Energy & Environment

Society isn’t changing fast enough to stop climate change: study

A new report has found that significant social change is needed to halt catastrophic climate change — and society isn’t changing fast enough.  

Keeping global warming below 1.5 degrees Celsius — the goal set in the Paris Agreement — is implausible for social reasons, not technical ones, according to the Hamburg Climate Outlook, published Wednesday. The annual publication from Germany’s University of Hamburg includes data from over 140 countries.

It is time for scientists to focus on “the question of what is not just theoretically possible, but also plausible, that is, can realistically be expected,” said Anita Engels, a professor of sociology at University of Hamburg, in a statement. 

“When it comes to climate protection, some things have now been set in motion,” Engels said. While progress has been made, it has been insufficient to meet the United Nations’s climate goals set in 2015.

The researchers looked at 10 drivers of social change — including U.N. climate policy, legislation and climate protests — that could cut emissions and hold down temperatures.


These social factors are also significantly more important than the “tipping points” — such as the melting of Arctic sea ice and ice sheets or the collapse of global rainforests — that are a familiar specter haunting climate prediction. While avoiding these fearsome tipping points is essential to the sustainability of human civilization in the late 21st century, the researchers concluded, they would have limited influence on global temperatures before 2050.

Tipping points “could drastically change the conditions for life on Earth – but they’re largely irrelevant for reaching the Paris Agreement temperature goals,” said Jochem Marotzke of the Max Planck Institute for Meteorology, a co-author on the study.

Instead, Marotzke and Engels’ study found that consumption patterns and corporate responses — as well as the impact of the COVID-19 pandemic and the Russian invasion of Ukraine — slowed the elimination of carbon fuels and their replacement with zero-emission alternatives.

These findings of the University of Hamburg study reinforced another study published on Tuesday in the Proceedings of the National Academy of Sciences (PNAS).

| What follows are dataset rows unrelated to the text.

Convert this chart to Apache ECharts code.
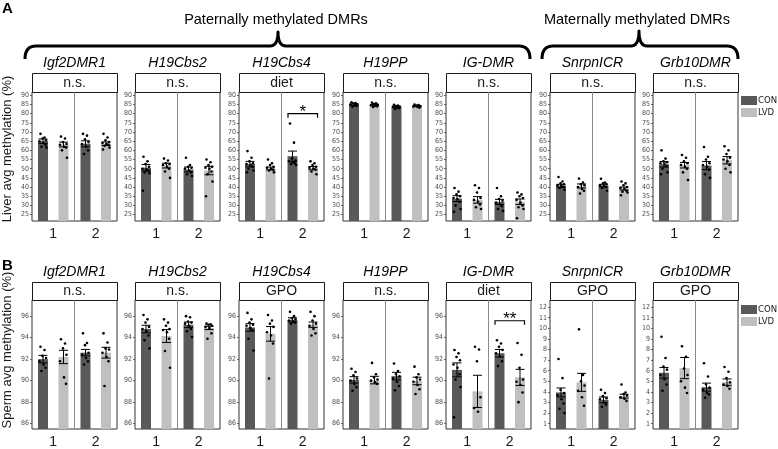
<!DOCTYPE html>
<html><head><meta charset="utf-8">
<script src="https://cdn.jsdelivr.net/npm/echarts@6.0.0/dist/echarts.min.js"></script>
<style>html,body{margin:0;padding:0;background:#fff;}#chart{width:778px;height:449px;}</style>
</head><body><div id="chart"></div>
<script>
// ---------------- data ----------------
const genes = ['Igf2DMR1','H19Cbs2','H19Cbs4','H19PP','IG-DMR','SnrpnICR','Grb10DMR'];
const groups = ['1','2'];
const seriesNames = ['CON','LVD'];
const liverTest = ['n.s.','n.s.','diet','n.s.','n.s.','n.s.','n.s.'];
const spermTest = ['n.s.','n.s.','GPO','n.s.','diet','GPO','GPO'];
const liverTicks = [25,30,35,40,45,50,55,60,65,70,75,80,85,90];
const spermTicksHigh = [86,88,90,92,94,96];
const spermTicksLow = [1,2,3,4,5,6,7,8,9,10,11,12];
const spermScale = ['high','high','high','high','high','low','low'];

// means / SEM per gene, [group1, group2]
const liverConMean = [[65.0,63.6],[50.5,49.6],[52.5,56.8],[85.0,83.8],[33.7,31.9],[40.7,40.8],[52.4,51.7]];
const liverConSem  = [[1.2,1.6],[1.8,1.3],[1.5,2.8],[0.4,0.3],[1.6,1.4],[0.8,0.7],[1.5,2.2]];
const liverLvdMean = [[63.2,63.6],[51.7,49.0],[50.1,50.3],[84.7,84.1],[33.0,32.0],[40.6,39.2],[51.9,54.6]];
const liverLvdSem  = [[1.3,1.0],[1.3,2.3],[0.8,0.9],[0.3,0.3],[1.8,1.5],[1.1,0.8],[1.5,2.0]];

const liverConPts = [
  [[69,67,66.5,65.5,65,64,63,62,61.5],[69,68,66,64.5,63.5,62,60,58]],
  [[56.5,54,52.5,51,50,49.5,49,48,47.5,38],[56,52,51,50.5,50,49,48,47,46]],
  [[59.6,56,54,53,52.5,52,51,50,49,48],[74.6,64.2,55.5,54.5,54,53.5,53,52.5,52]],
  [[86.2,85.8,85.5,85.1,84.8,84.5,84.2,83.8],[84.8,84.4,84.1,83.8,83.6,83.3,83,82.6]],
  [[39.5,37.5,36,35,34,33.5,32,30,28,26.5],[39.5,35,33.5,32.5,31.5,30.5,29.5,28,27]],
  [[45.5,43,42,41.5,41,40.5,40,39.5,38.5],[44.5,42.5,42,41.5,41,40.5,40,39.5,38]],
  [[60,55.5,54,53.5,53,52.5,51.5,50,48,47],[61.8,56.5,55,53,52,51,49.5,47,45]]
];
const liverLvdPts = [
  [[67.5,66.5,64.5,63.5,63,62,61.5,60,56],[69,67,65.5,64.5,64,63.5,63,62.5,61.5,60.5]],
  [[55.5,54.5,53,52.5,52,51,50,48.5,45],[55,53.5,52,51,50.5,50,48.5,47,43,35]],
  [[55,53,52,51,50.5,50,49.5,49,48],[54,53,52,51,50.5,50,49.5,48.5,47]],
  [[86,85.6,85.2,85,84.6,84.2,84,83.6],[85,84.7,84.4,84.1,83.9,83.6,83.3]],
  [[41,39.5,37,34,33,32,30.5,29,28],[37,36,35,34,33,31.5,30,29,28,23]],
  [[44.6,42.5,41.5,41,40,39,38,36.5],[43,42,41,40,39.5,39,38,37.5,37,35.5]],
  [[57.5,56,54,53,52,51,50,48,43.8],[62.2,60,58,56,55,54,52,50,48]]
];

const spermConMean = [[92.0,92.6],[94.8,95.2],[94.95,95.65],[90.07,90.42],[91.0,92.55],[3.95,3.25],[5.8,4.45]];
const spermConSem  = [[0.35,0.3],[0.35,0.25],[0.35,0.2],[0.3,0.35],[0.65,0.35],[0.42,0.27],[0.5,0.38]];
const spermLvdMean = [[92.2,92.6],[94.15,94.9],[94.35,95.2],[90.05,89.97],[89.0,90.3],[4.9,3.6],[6.25,4.92]];
const spermLvdSem  = [[0.62,0.5],[0.6,0.15],[0.68,0.25],[0.35,0.35],[1.5,0.75],[0.85,0.18],[1.0,0.3]];

const spermConPts = [
  [[93.15,92.85,92.3,92.1,91.8,91.5,91.2,90.9],[94.4,93.5,93.3,92.6,92.4,92.1,91.8,91.5]],
  [[96.1,95.7,95.4,95.0,94.8,94.6,94.2,93.75,93.0],[96.0,95.9,95.5,95.4,95.3,95.1,94.8,94.6,94.05]],
  [[96.3,95.7,95.4,95.2,95.1,94.9,94.7,93.9,92.8],[96.4,96.0,95.8,95.7,95.6,95.5,95.4,95.3]],
  [[91.1,90.8,90.5,90.2,90.0,89.7,89.4,89.05],[91.6,90.9,90.6,90.4,90.2,89.9,89.5,89.1]],
  [[92.85,92.55,92.2,91.9,91.5,91.2,90.6,90.1,89.4,86.6],[93.75,93.45,93.15,92.85,92.55,92.25,91.8,91.35]],
  [[7.1,5.3,4.2,3.9,3.7,3.3,2.9,2.4,2.0],[4.2,3.9,3.6,3.4,3.3,3.0,2.8,2.6]],
  [[9.2,7.2,6.4,6.1,5.6,5.2,4.7,4.1],[6.7,5.45,4.7,4.4,4.2,3.9,3.75,3.45]]
];
const spermLvdPts = [
  [[93.85,93.45,93.0,92.4,91.8,90.3,89.7],[94.4,93.55,93.0,92.9,92.6,92.2,91.8,89.5]],
  [[95.7,95.4,95.1,94.8,94.7,94.5,93.9,92.75,91.2],[95.3,95.25,95.2,95.1,95.0,94.9,94.4,93.9]],
  [[96.1,95.6,95.3,95.0,94.5,94.2,93.45,90.2],[96.4,96.0,95.6,95.3,95.1,94.8,94.4,94.2]],
  [[91.65,90.6,90.3,90.1,90.0,89.85,89.7],[91.3,90.6,90.3,90.1,89.9,89.6,89.2,88.75]],
  [[93.15,92.9,91.8,88.45,87.45,87.1],[93.5,92.4,91.2,90.1,89.9,89.6,88.9,88.0]],
  [[9.9,5.6,5.0,4.6,4.1,3.5,2.7],[4.7,3.95,3.8,3.65,3.5,3.35,3.15]],
  [[8.3,7.3,6.2,5.6,5.0,4.4,3.9],[6.35,5.9,5.3,4.9,4.7,4.55,4.3]]
];

// significance brackets: gene index, group index, bracket value, label
const liverSig = [{gene:2, group:1, y:80, label:'*'}];
const spermSig = [{gene:4, group:1, y:95.57, label:'**'}];

// ---------------- layout / style ----------------
const FONT = '"Liberation Sans", Arial, Helvetica, sans-serif';
const NARROW = '"Liberation Sans Narrow", "DejaVu Sans Condensed", "Liberation Sans", sans-serif';
const CON_COLOR = '#595959', LVD_COLOR = '#bfbfbf';
const FACET_X = [32, 135, 239, 343, 446, 550, 653];
const FACET_W = 85;
const BAR_W = 10, BAR_GAP = 10.5, CAP = 4.5;
const JITTER = [-2.5, 1.5, -0.5, 3, -3.5, 0.5, 2.5, -1.5, 3.5, -3];
const BRACES = [
  'M25,59 Q25,46 36,46 L270,46 Q278,46 278,32 Q278,46 286,46 L519,46 Q530,46 530,59',
  'M542,59 Q542,46 553,46 L631,46 Q639,46 639,31 Q639,46 647,46 L727,46 Q738,46 738,59'
];

const liverRange = [21.5, 91.8];
const spermHighRange = [85.5, 97.5];
const spermLowRange = [0.5, 12.67];

const panels = [
  {letter:'A', letterY:9, yTitle:'Liver avg methylation (%)', yTitleY:149,
   top:92, height:129, stripTop:73, stripH:19, titleY:63, legendY:96,
   tests: liverTest, conMean: liverConMean, conSem: liverConSem, lvdMean: liverLvdMean, lvdSem: liverLvdSem,
   conPts: liverConPts, lvdPts: liverLvdPts, sig: liverSig,
   axisFor: g => ({range: liverRange, ticks: liverTicks})},
  {letter:'B', letterY:266, yTitle:'Sperm avg methylation (%)', yTitleY:350,
   top:300, height:132, stripTop:282, stripH:18, titleY:272, legendY:305,
   tests: spermTest, conMean: spermConMean, conSem: spermConSem, lvdMean: spermLvdMean, lvdSem: spermLvdSem,
   conPts: spermConPts, lvdPts: spermLvdPts, sig: spermSig,
   axisFor: g => spermScale[g] === 'high' ? {range: spermHighRange, ticks: spermTicksHigh} : {range: spermLowRange, ticks: spermTicksLow}}
];

const chart = echarts.init(document.getElementById('chart'), null, {renderer:'canvas'});
const grid = [], xAxis = [], yAxis = [], series = [], graphic = [];

function dodge(s) { return (s === 0 ? -1 : 1) * (BAR_W + BAR_GAP) / 2; }

function renderErr(params, api) {
  const c = api.value(0), m = api.value(1), e = api.value(2), s = api.value(3);
  const top = api.coord([c, m + e]), bot = api.coord([c, m - e]);
  const x = top[0] + dodge(s);
  const st = {stroke:'#000', lineWidth:1};
  return {type:'group', children:[
    {type:'line', shape:{x1:x, y1:top[1], x2:x, y2:bot[1]}, style:st},
    {type:'line', shape:{x1:x-CAP, y1:top[1], x2:x+CAP, y2:top[1]}, style:st},
    {type:'line', shape:{x1:x-CAP, y1:bot[1], x2:x+CAP, y2:bot[1]}, style:st}
  ]};
}
function renderPt(params, api) {
  const c = api.value(0), v = api.value(1), s = api.value(2), i = api.value(3);
  const p = api.coord([c, v]);
  return {type:'circle', shape:{cx: p[0] + dodge(s) + JITTER[i % JITTER.length], cy: p[1], r:1.3}, style:{fill:'#000'}};
}
function makeBracketRenderer(sigs) {
  return function(params, api) {
    const sig = sigs[params.dataIndex];
    const c = api.value(0), y = api.value(1);
    const p = api.coord([c, y]);
    const xl = p[0] + dodge(0) - BAR_W/2 + 0.5, xr = p[0] + dodge(1) + BAR_W/2 - 0.5;
    return {type:'group', children:[
      {type:'polyline', shape:{points:[[xl, p[1]+4],[xl, p[1]],[xr, p[1]],[xr, p[1]+4]]}, style:{stroke:'#000', lineWidth:1.2, fill:null}},
      {type:'text', x:(xl+xr)/2, y:p[1]-1, style:{text:sig.label, fill:'#000', fontSize:17, fontFamily:FONT, align:'center', verticalAlign:'middle'}}
    ]};
  };
}

panels.forEach((P) => {
  genes.forEach((gene, g) => {
    const gi = grid.length;
    const ax = P.axisFor(g);
    grid.push({left:FACET_X[g], top:P.top, width:FACET_W, height:P.height, show:true,
      borderColor:'#333', borderWidth:1, backgroundColor:'#fff', containLabel:false});
    xAxis.push({gridIndex:gi, type:'category', data:groups,
      axisLine:{show:false}, axisTick:{show:false},
      axisLabel:{fontSize:14, color:'#1a1a1a', margin:6, fontFamily:FONT},
      splitLine:{show:true, showMinLine:false, showMaxLine:false, lineStyle:{color:'#8a8a8a', width:1}}});
    yAxis.push({gridIndex:gi, type:'value', min:ax.range[0], max:ax.range[1],
      axisLine:{show:false},
      axisTick:{show:true, length:2, customValues:ax.ticks, lineStyle:{color:'#444', width:0.8}},
      axisLabel:{customValues:ax.ticks, fontSize:7, color:'#4d4d4d', margin:3, fontFamily:NARROW},
      splitLine:{show:false}});
    const means = [P.conMean[g], P.lvdMean[g]];
    const sems = [P.conSem[g], P.lvdSem[g]];
    const pts = [P.conPts[g], P.lvdPts[g]];
    [0,1].forEach(s => {
      series.push({type:'bar', name:seriesNames[s], xAxisIndex:gi, yAxisIndex:gi, data:means[s],
        barWidth:BAR_W, barGap:(BAR_GAP/BAR_W*100)+'%', itemStyle:{color: s===0?CON_COLOR:LVD_COLOR}, z:2, silent:true});
    });
    const errData = [], ptData = [];
    [0,1].forEach(s => [0,1].forEach(c => {
      errData.push([c, means[s][c], sems[s][c], s]);
      pts[s][c].forEach((v, i) => ptData.push([c, v, s, i]));
    }));
    series.push({type:'custom', xAxisIndex:gi, yAxisIndex:gi, data:errData, encode:{x:0, y:1}, renderItem:renderErr, z:3, silent:true});
    series.push({type:'custom', xAxisIndex:gi, yAxisIndex:gi, data:ptData, encode:{x:0, y:1}, renderItem:renderPt, z:4, silent:true});
    const sigs = P.sig.filter(s => s.gene === g);
    if (sigs.length) {
      series.push({type:'custom', xAxisIndex:gi, yAxisIndex:gi, data:sigs.map(s => [s.group, s.y]), encode:{x:0, y:1},
        renderItem:makeBracketRenderer(sigs), z:5, silent:true});
    }
    graphic.push({type:'rect', shape:{x:FACET_X[g]+0.5, y:P.stripTop+0.5, width:FACET_W, height:P.stripH},
      style:{fill:'#fff', stroke:'#1a1a1a', lineWidth:1}, silent:true});
    graphic.push({type:'text', x:FACET_X[g]+FACET_W/2, y:P.stripTop+P.stripH/2+0.5,
      style:{text:P.tests[g], fontSize:14, fontFamily:FONT, fill:'#1a1a1a', align:'center', verticalAlign:'middle'}, silent:true});
    graphic.push({type:'text', x:FACET_X[g]+FACET_W/2, y:P.titleY,
      style:{text:gene, fontSize:14, fontStyle:'italic', fontFamily:FONT, fill:'#000', align:'center', verticalAlign:'middle'}, silent:true});
  });
  graphic.push({type:'text', x:2, y:P.letterY, style:{text:P.letter, fontSize:15, fontWeight:'bold', fontFamily:FONT, fill:'#000', align:'left', verticalAlign:'middle'}, silent:true});
  graphic.push({type:'text', x:7, y:P.yTitleY, rotation:Math.PI/2,
    style:{text:P.yTitle, fontSize:13, fontFamily:FONT, fill:'#1a1a1a', align:'center', verticalAlign:'middle'}, silent:true});
  seriesNames.forEach((n, s) => {
    const y = P.legendY + s*12;
    graphic.push({type:'rect', shape:{x:741, y:y, width:16, height:9}, style:{fill: s===0?CON_COLOR:LVD_COLOR}, silent:true});
    graphic.push({type:'text', x:758, y:y+4.5, style:{text:n, fontSize:9.5, fontFamily:NARROW, fill:'#1a1a1a', align:'left', verticalAlign:'middle'}, silent:true});
  });
});

graphic.push({type:'text', x:276, y:20, style:{text:'Paternally methylated DMRs', fontSize:14.5, fontFamily:FONT, fill:'#000', align:'center', verticalAlign:'middle'}, silent:true});
graphic.push({type:'text', x:637, y:20, style:{text:'Maternally methylated DMRs', fontSize:14.5, fontFamily:FONT, fill:'#000', align:'center', verticalAlign:'middle'}, silent:true});

// braces drawn by a custom series without coordinate system
series.push({type:'custom', coordinateSystem:'none', data:BRACES.map((b, i) => [i]), silent:true, z:6,
  renderItem: (params) => ({type:'path', shape:{pathData:BRACES[params.dataIndex]},
    style:{stroke:'#000', lineWidth:3, fill:null, lineJoin:'round'}})});

chart.setOption({animation:false, backgroundColor:'#fff', textStyle:{fontFamily:FONT},
  tooltip:{show:false}, grid, xAxis, yAxis, series, graphic});
</script>
</body></html>
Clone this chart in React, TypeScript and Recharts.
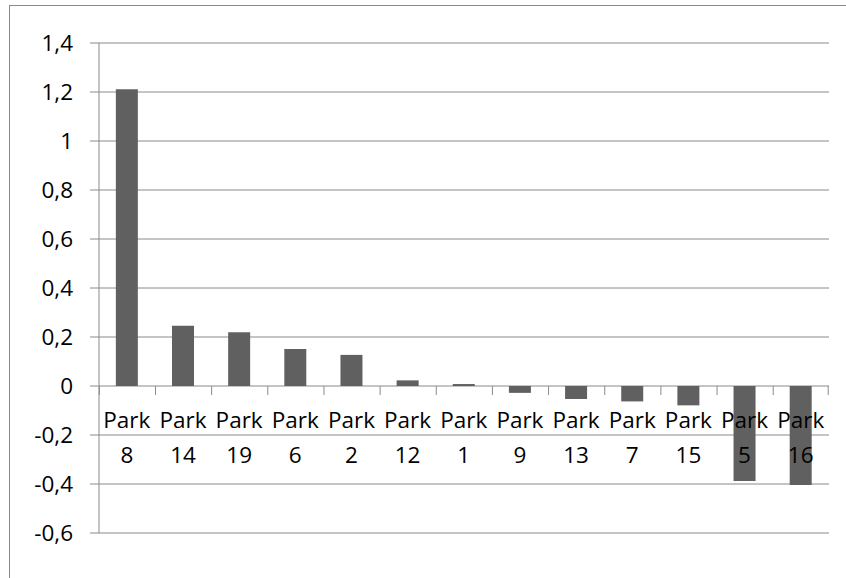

That study — which focused on the United States — found that while there has been some progress in terms of reducing carbon emissions, the overall trajectory has not been enough to prevent dangerous levels of climate change.  

In that publication, two climate scientists using machine learning concluded that the world would breach the internationally agreed-upon goal of 1.5 degrees Celsius warming by 2033 to 2035.  

The results of this study are more pessimistic than previous models. They also reignite a debate on whether it’s still possible to limit global warming to the 1.5 degrees Celsius of warming set as an aspirational goal in the Paris climate agreement of 2015. 

The PNAS study co-author, Stanford University’s Noah Diffenbaugh, stated that the world is on the brink of the 1.5 degrees Celsius mark in “any realistic emissions reduction scenario.”

This artificial intelligence-based study also found it unlikely that temperature increase could be kept below the more significant 2015 redline of 2 degrees Celsius warming, even with tough emissions cuts. 

The algorithm determined that a high-pollution world would cross that threshold by 2050 — while a world with steep emissions cuts would delay it only until 2054.

These findings are far more pessimistic than those offered by the United Nations’s Intergovernmental Panel on Climate Change, which estimated in its 2021 report that a lower-pollution scenario would see the world pushing past 2 degrees Celsius sometime in the 2090s, according to The Associated Press. 

While some agree that it’s time to stop pretending that limiting warming to 1.5 degrees Celsius is possible, others are skeptical of the pessimistic view presented by the PNAS study.

The view of these scientists was essentially in line with the University of Hamburg’s findings: that attitudes and consumption habits, not technical factors, are the main engines pushing global society down its current path toward severe climate disruption.

According to Michael Mann of the University of Pennsylvania and Bill Hare and Carl-Friedrich Schleussner of Climate Analytics, the 1.5-degree mark is still possible — if we want it to be.

Hare told The Associated Press that he believes that if the world reduces its carbon emissions by 50 percent by 2030, then the 1.5-degree mark can be achieved with only a slight overshoot, followed by further reductions.  

Mann, in turn, focused on social factors. He told AP that giving up on keeping the warming below 1.5 degrees was “a self-fulfilling prophecy” and that the challenge is to limit warming as much as possible, regardless of a precise threshold like that set in the Paris Agreement.